Sympathy for the Tariff Devil

https://trendmacro.com/system/files/reports/20190517TrendMacroLuskin-L8.pdf
Donald L. Luskin
Friday, May 17, 2019
It’s probably a ploy, but if not, this is no Smoot-Hawley. The real risk is Chinese recession.
US Macro
Asia Macro
FX
Trump appears to be normalizing tariffs as pro-growth economic policy. This is likely a ploy to bring China back to trade negotiations. But if Trump is sincere, and tariffs on Chinese exports become a permanent fixture, they should not be conflated with deadly tariff episodes in the past such as Smoot-Hawley. Tariffs are just taxes – “sin taxes” designed to alter behavior.

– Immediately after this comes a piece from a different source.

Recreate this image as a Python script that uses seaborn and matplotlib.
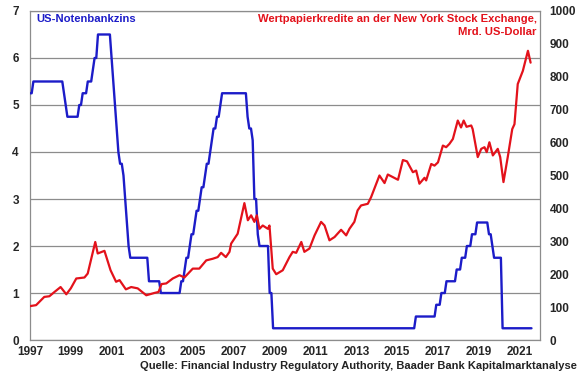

In this case, reducing trade with China may well be a positive net present value undertaking, especially for underdiversified firms like Apple. Thanks to yuan weakness, China effectively pays for the tariffs, and funds a war-chest with which the US Treasury can make trade-adjustment payments to victims of Chinese retaliation. If the next round of proposed tariffs kicks in, we expect significant further RMB weakness. The real risk of tariffs is their effect on Chinese growth, possibly triggering a first-ever recession, perhaps a hard-landing that would trigger a global recession.